By Amelia Jacob, Film & TV Digital Editor
Towards the crux of The Letter Men (2021), a soldier is propped up against a trench wall as a letter addressed to him is passed across several men. Though the words of the letter move him, the soldier prepares to burn the paper regardless. Why? The message is from his male partner, and homosexuality is illegal or, at the very least, driven deep underground. The soldier must make a crucial decision between safety and sentimentality, in a scene that neatly encapsulates the emotion of Andy Vallentine’s latest release.
The Letter Men is the fleeting but impactful love story of Gilbert (Garrett Clayton) and Gordon (Matthew Postlethwaite), two men who fell in love at the dawn of the Second World War. Necessary biographical details set the scene for the audience and, in a brief eight-minute runtime, the short film spans the time from Gilbert and Gordon’s first meeting through to the midst of the war.
Despite the restrictions of time and budget, it is beautifully shot, creative with its scenery and has a sweeping violin score that draws the viewer into the romance Vallentine paints.
As Gilbert, Clayton is far more emotionally convincing than his softer-spoken counterpart, yet both actors sell the chemistry between them well, which is one of the film's greatest achievements. As more stories of LGBTQ+ relationships during the 20th century emerge in the media, The Letter Men makes an undeniably intimate contribution.
I had the pleasure of speaking to Andy Vallentine this week about The Letter Men, to ask him about his creative process and hopes for the short film’s future.
Amelia Jacob: ‘To start off with, would you please be able to briefly tell our readers how you initially came across Gilbert and Gordon’s love story?’
Andy Vallentine: ‘Yes [...] I think it was maybe five years ago, when I read a BBC article about a discovery of Gordon’s love letters, and I was like, I have to be the filmmaker to tell this story. I’ve always been fascinated and a bit of a history buff about World War Two, I really connected with my grandfather growing up who fought in the war. He never really shared anything about the war to any of his children, except he opened up to me, which is kind of what sparked my fascination. Being a queer film-maker, I was like: “Queer soldiers in World War Two?” – I want to be the person who tells this story, and so I read the article on the BBC and reached out to Mark [the curator of Oswestry Museum who discovered the love letters] [...] I was able to read a tonne of the letters, and won the rights to the story.’
AJ: ‘The story is immediately contextualised in this queer space, and queer joy more importantly. Was that important to you, to show this in a period space?’

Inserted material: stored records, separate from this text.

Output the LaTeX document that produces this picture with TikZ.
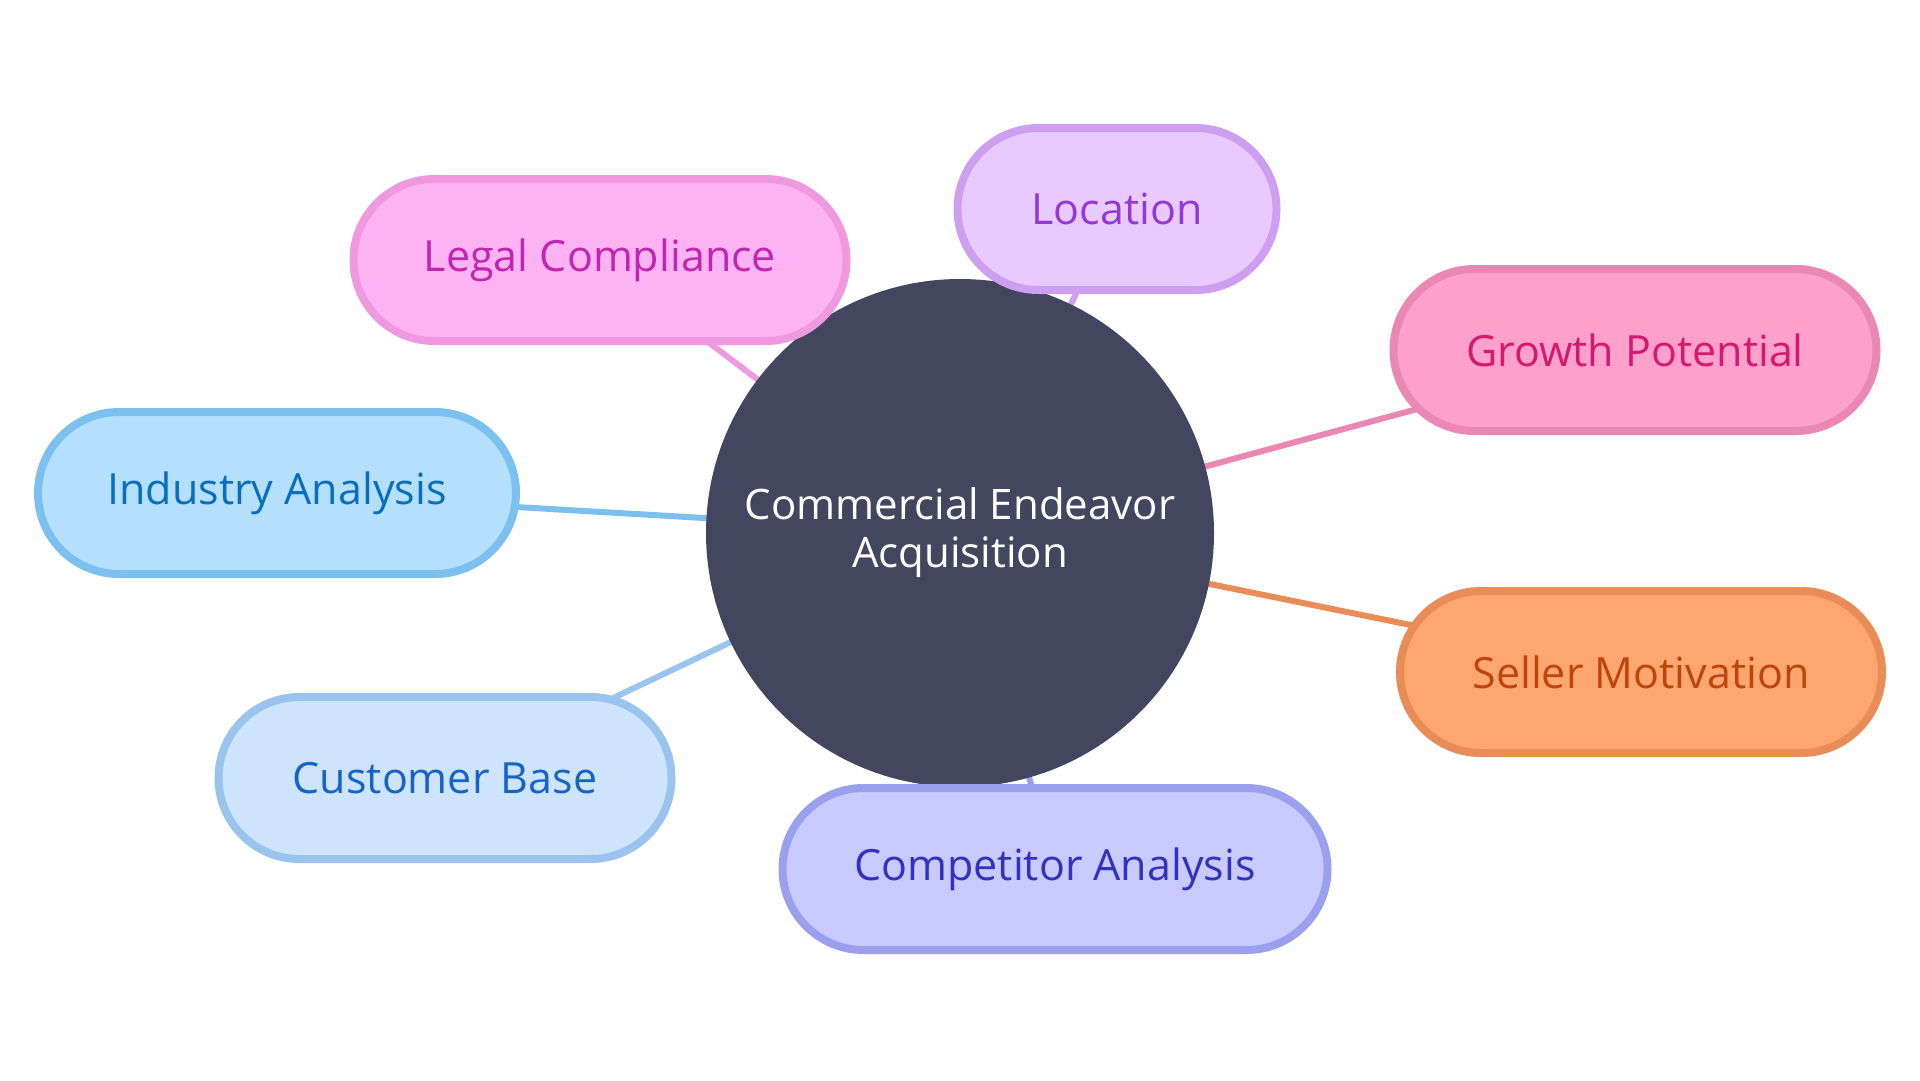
\documentclass[tikz,border=0pt]{standalone}
\usepackage{fontspec}
\setmainfont{Open Sans}
\usetikzlibrary{shapes.misc,backgrounds}

\definecolor{hubfill}{RGB}{66,70,94}
\definecolor{legalfill}{RGB}{253,178,243}
\definecolor{legaldraw}{RGB}{241,153,224}
\definecolor{legaltext}{RGB}{192,38,176}
\definecolor{locfill}{RGB}{232,202,254}
\definecolor{locdraw}{RGB}{206,158,240}
\definecolor{loctext}{RGB}{148,56,214}
\definecolor{growfill}{RGB}{253,160,203}
\definecolor{growdraw}{RGB}{234,135,180}
\definecolor{growtext}{RGB}{212,25,110}
\definecolor{indfill}{RGB}{180,224,254}
\definecolor{inddraw}{RGB}{124,192,240}
\definecolor{indtext}{RGB}{10,110,190}
\definecolor{sellfill}{RGB}{253,166,112}
\definecolor{selldraw}{RGB}{234,140,88}
\definecolor{selltext}{RGB}{190,70,10}
\definecolor{custfill}{RGB}{206,228,252}
\definecolor{custdraw}{RGB}{154,196,238}
\definecolor{custtext}{RGB}{22,100,200}
\definecolor{compfill}{RGB}{200,202,254}
\definecolor{compdraw}{RGB}{154,160,238}
\definecolor{comptext}{RGB}{50,50,190}

\begin{document}
\begin{tikzpicture}[x=1pt,y=-1pt,
    topic/.style={rounded rectangle, line width=8pt, minimum height=162pt,
        inner sep=0pt, font=\fontsize{43}{48}\selectfont},
    link/.style={line width=6pt}]

    \useasboundingbox (0,0) rectangle (1920,1080);

    % central topic
    \node[circle, fill=hubfill, minimum size=508pt, text=white, align=center,
        font=\fontsize{42}{48}\selectfont] (hub) at (960,533) {Commercial Endeavor\\Acquisition};

    % sub-topics, clockwise from the top
    \node[topic, draw=locdraw, fill=locfill, text=loctext, minimum width=319pt] (location) at (1117,209) {Location};
    \node[topic, draw=growdraw, fill=growfill, text=growtext, minimum width=483pt] (growth) at (1635,350) {Growth Potential};
    \node[topic, draw=selldraw, fill=sellfill, text=selltext, minimum width=482pt] (seller) at (1641,672) {Seller Motivation};
    \node[topic, draw=compdraw, fill=compfill, text=comptext, minimum width=545pt] (competitor) at (1055,869) {Competitor Analysis};
    \node[topic, draw=custdraw, fill=custfill, text=custtext, minimum width=453pt] (customer) at (445,778) {Customer Base};
    \node[topic, draw=inddraw, fill=indfill, text=indtext, minimum width=478pt] (industry) at (277,493) {Industry Analysis};
    \node[topic, draw=legaldraw, fill=legalfill, text=legaltext, minimum width=493pt] (legal) at (600,260) {Legal Compliance};

    % links behind the nodes
    \begin{scope}[on background layer]
        \draw[link, locdraw] (hub.center) -- (location.center);
        \draw[link, growdraw] (hub.center) -- (growth.center);
        \draw[link, selldraw] (hub.center) -- (seller.center);
        \draw[link, compdraw] (hub.center) -- (competitor.center);
        \draw[link, custdraw] (hub.center) -- (customer.center);
        \draw[link, inddraw] (hub.center) -- (industry.center);
        \draw[link, legaldraw] (hub.center) -- (legal.center);
    \end{scope}

\end{tikzpicture}
\end{document}
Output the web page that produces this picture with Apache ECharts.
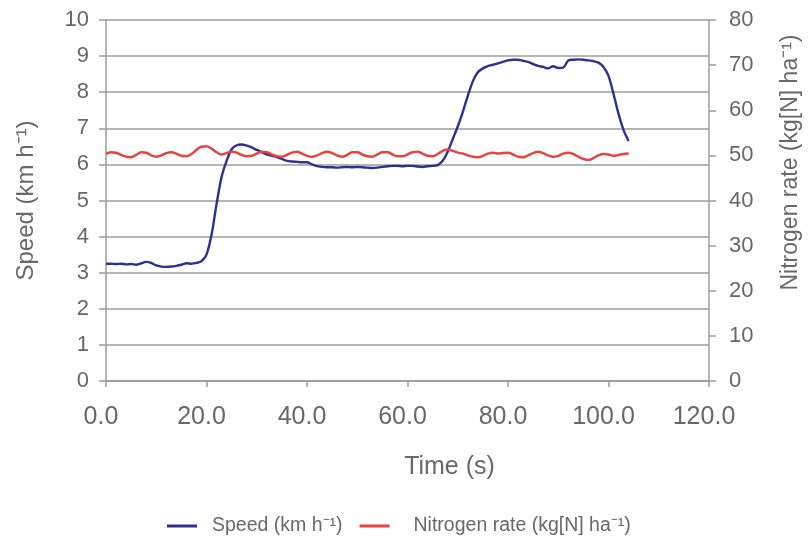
<!DOCTYPE html>
<html>
<head>
<meta charset="utf-8">
<script src="https://cdn.jsdelivr.net/npm/echarts@6/dist/echarts.min.js"></script>
<style>
  html, body { margin: 0; padding: 0; background: #fff; }
  #chart { width: 810px; height: 538px; }
</style>
</head>
<body>
<div id="chart"></div>
<script>
// samples are 1 s apart, starting at t = 0
var sampleStep = 1;

// speed (km h-1)
var speedData = [
  3.25, 3.25, 3.24, 3.25, 3.23, 3.24, 3.22, 3.26, 3.30, 3.27,
  3.20, 3.17, 3.16, 3.17, 3.19, 3.22, 3.26, 3.25, 3.27, 3.32,
  3.50, 4.05, 4.90, 5.65, 6.10, 6.42, 6.53, 6.55, 6.52, 6.47,
  6.40, 6.34, 6.28, 6.24, 6.20, 6.15, 6.10, 6.08, 6.07, 6.06,
  6.06, 6.00, 5.95, 5.93, 5.92, 5.92, 5.91, 5.92, 5.93, 5.92,
  5.93, 5.92, 5.91, 5.90, 5.91, 5.93, 5.95, 5.96, 5.96, 5.95,
  5.96, 5.96, 5.94, 5.93, 5.95, 5.96, 5.98, 6.10, 6.35, 6.70,
  7.05, 7.45, 7.90, 8.30, 8.55, 8.66, 8.72, 8.76, 8.80, 8.84,
  8.88, 8.90, 8.90, 8.87, 8.84, 8.78, 8.73, 8.70, 8.66, 8.72,
  8.67, 8.68, 8.88, 8.90, 8.91, 8.90, 8.88, 8.86, 8.82, 8.70,
  8.45, 7.95, 7.40, 6.95, 6.65
];

// nitrogen rate (kg[N] ha-1)
var nitrogenData = [
  50.3, 50.7, 50.6, 50.1, 49.7, 49.6, 50.1, 50.7, 50.6, 50.0,
  49.7, 50.0, 50.5, 50.7, 50.4, 49.9, 49.8, 50.3, 51.2, 51.9,
  52.0, 51.5, 50.7, 50.2, 50.5, 50.8, 50.6, 50.1, 49.8, 49.9,
  50.4, 50.8, 50.7, 50.2, 49.8, 49.7, 50.1, 50.6, 50.8, 50.4,
  49.9, 49.7, 50.0, 50.5, 50.8, 50.5, 50.0, 49.7, 50.1, 50.7,
  50.7, 50.2, 49.8, 49.7, 50.2, 50.7, 50.7, 50.2, 49.8, 49.8,
  50.2, 50.7, 50.8, 50.4, 49.9, 49.8, 50.3, 51.0, 51.3, 51.0,
  50.6, 50.4, 50.0, 49.7, 49.6, 49.9, 50.4, 50.6, 50.4, 50.5,
  50.6, 50.2, 49.7, 49.6, 50.0, 50.5, 50.8, 50.5, 50.0, 49.7,
  49.9, 50.4, 50.6, 50.3, 49.7, 49.2, 49.0, 49.4, 50.0, 50.3,
  50.2, 49.9, 50.1, 50.3, 50.4
];

var speedTicks = [0, 10, 1];      // min, max, interval
var nitrogenTicks = [0, 80, 10];
var timeTicks = [0, 120, 20];

function toPairs(arr) {
  var out = [];
  for (var i = 0; i < arr.length; i++) {
    out.push([i * sampleStep, arr[i]]);
  }
  return out;
}

var labelColor = "#686868";
var lineGray = "#9c9c9c";
var fontFam = "Liberation Sans, Arial, sans-serif";

var chart = echarts.init(document.getElementById("chart"), null, { renderer: "canvas" });
chart.setOption({
  backgroundColor: "#fff",
  animation: false,
  grid: { left: 106, right: 98, top: 20, bottom: 157 },
  legend: {
    left: 162,
    top: 511,
    icon: "rect",
    itemWidth: 30,
    itemHeight: 3,
    itemGap: 17,
    textStyle: { color: labelColor, fontSize: 19.5, fontFamily: fontFam, padding: [0, 0, 0, 10] },
    data: [
      { name: "Speed (km h⁻¹)" },
      { name: "Nitrogen rate (kg[N] ha⁻¹)", textStyle: { padding: [0, 0, 0, 19] } }
    ]
  },
  xAxis: {
    type: "value",
    min: timeTicks[0],
    max: timeTicks[1],
    interval: timeTicks[2],
    name: "Time (s)",
    nameLocation: "middle",
    nameGap: 74,
    nameTextStyle: { color: labelColor, fontSize: 25, fontFamily: fontFam, padding: [0, 0, 0, 84] },
    axisLine: { lineStyle: { color: lineGray, width: 1.5 } },
    axisTick: { show: true, length: 6, lineStyle: { color: lineGray, width: 1.5 } },
    axisLabel: {
      color: labelColor, fontSize: 25, fontFamily: fontFam, margin: 24,
      padding: [0, 10, 0, 0],
      formatter: function (v) { return v.toFixed(1); }
    },
    splitLine: { show: false }
  },
  yAxis: [
    {
      type: "value",
      min: speedTicks[0],
      max: speedTicks[1],
      interval: speedTicks[2],
      name: "Speed (km h⁻¹)",
      nameLocation: "middle",
      nameRotate: 90,
      nameGap: 68,
      nameTextStyle: { color: labelColor, fontSize: 24, fontFamily: fontFam },
      axisLine: { show: true, lineStyle: { color: lineGray, width: 1.5 } },
      axisTick: { show: true, length: 7, lineStyle: { color: lineGray, width: 1.5 } },
      axisLabel: { color: labelColor, fontSize: 22, fontFamily: fontFam, margin: 17 },
      splitLine: { show: true, lineStyle: { color: lineGray, width: 1.6 } }
    },
    {
      type: "value",
      position: "right",
      min: nitrogenTicks[0],
      max: nitrogenTicks[1],
      interval: nitrogenTicks[2],
      name: "Nitrogen rate (kg[N] ha⁻¹)",
      nameLocation: "middle",
      nameRotate: 90,
      nameGap: 70,
      nameTextStyle: { color: labelColor, fontSize: 23, fontFamily: fontFam, padding: [0, 0, 0, 76] },
      axisLine: { show: true, lineStyle: { color: lineGray, width: 1.5 } },
      axisTick: { show: true, length: 7, lineStyle: { color: lineGray, width: 1.5 } },
      axisLabel: { color: labelColor, fontSize: 22, fontFamily: fontFam, margin: 20 },
      splitLine: { show: false }
    }
  ],
  series: [
    {
      name: "Speed (km h⁻¹)",
      type: "line",
      yAxisIndex: 0,
      data: toPairs(speedData),
      showSymbol: false,
      smooth: 0.3,
      color: "#2d3190",
      lineStyle: { width: 2.4, color: "#2d3190" }
    },
    {
      name: "Nitrogen rate (kg[N] ha⁻¹)",
      type: "line",
      yAxisIndex: 1,
      data: toPairs(nitrogenData),
      showSymbol: false,
      smooth: 0.4,
      color: "#e8443f",
      lineStyle: { width: 2.5, color: "#e8443f" }
    }
  ]
});
</script>
</body>
</html>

AV: ‘Yes absolutely, it was very important to show queer love in this period space. [...] To create a film, to create a TV show, you need conflict. You need that challenge of what your characters are going to go through. We’ve seen that through queer media, whether it be the challenges of coming out, the challenges of being outed, or of keeping yourself closeted. Those are really important stories, but we’ve told these stories over and over again, and so I was excited to just explore this relationship that the two of them had, it was very crucial to show this queer joy, queer love.’
AJ: ‘One thing I noticed was the staging of the film – it's quite theatrical [...] what were your thoughts behind this?’
AV: ‘I think that’s me as a filmmaker, that’s my style, I’m a bit more over the top and want to see things big [...] the goal of any film-maker is to try to capture the audience and let them get lost in your story and within the world you create. It’s very difficult to do that with a period piece on a budget [...] so it took a long time to kind of find those locations [...] I wish more than anything we would have shot this in the UK, but we shot it in Los Angeles [...] I think we were pretty successful in finding those locations that really sold it, whether it was the tube station or the countryside house.’
AJ: ‘So, what are your next steps for The Letter Men?’
AV: ‘Yes, so right now we have qualified for the Academy Awards. We are kind of in the running, which is exciting. There's still a long way to go before that, but it's an exciting step.’
Andy Vallentine is currently in post-production for The Mattachine Family, produced by Zach Braff and starring Juan Pablo Di Pace, Nico Tortorella and Emily Hampshire. The film is co-written with Vallentine’s husband, Danny Vallentine, who also co-wrote The Letter Men.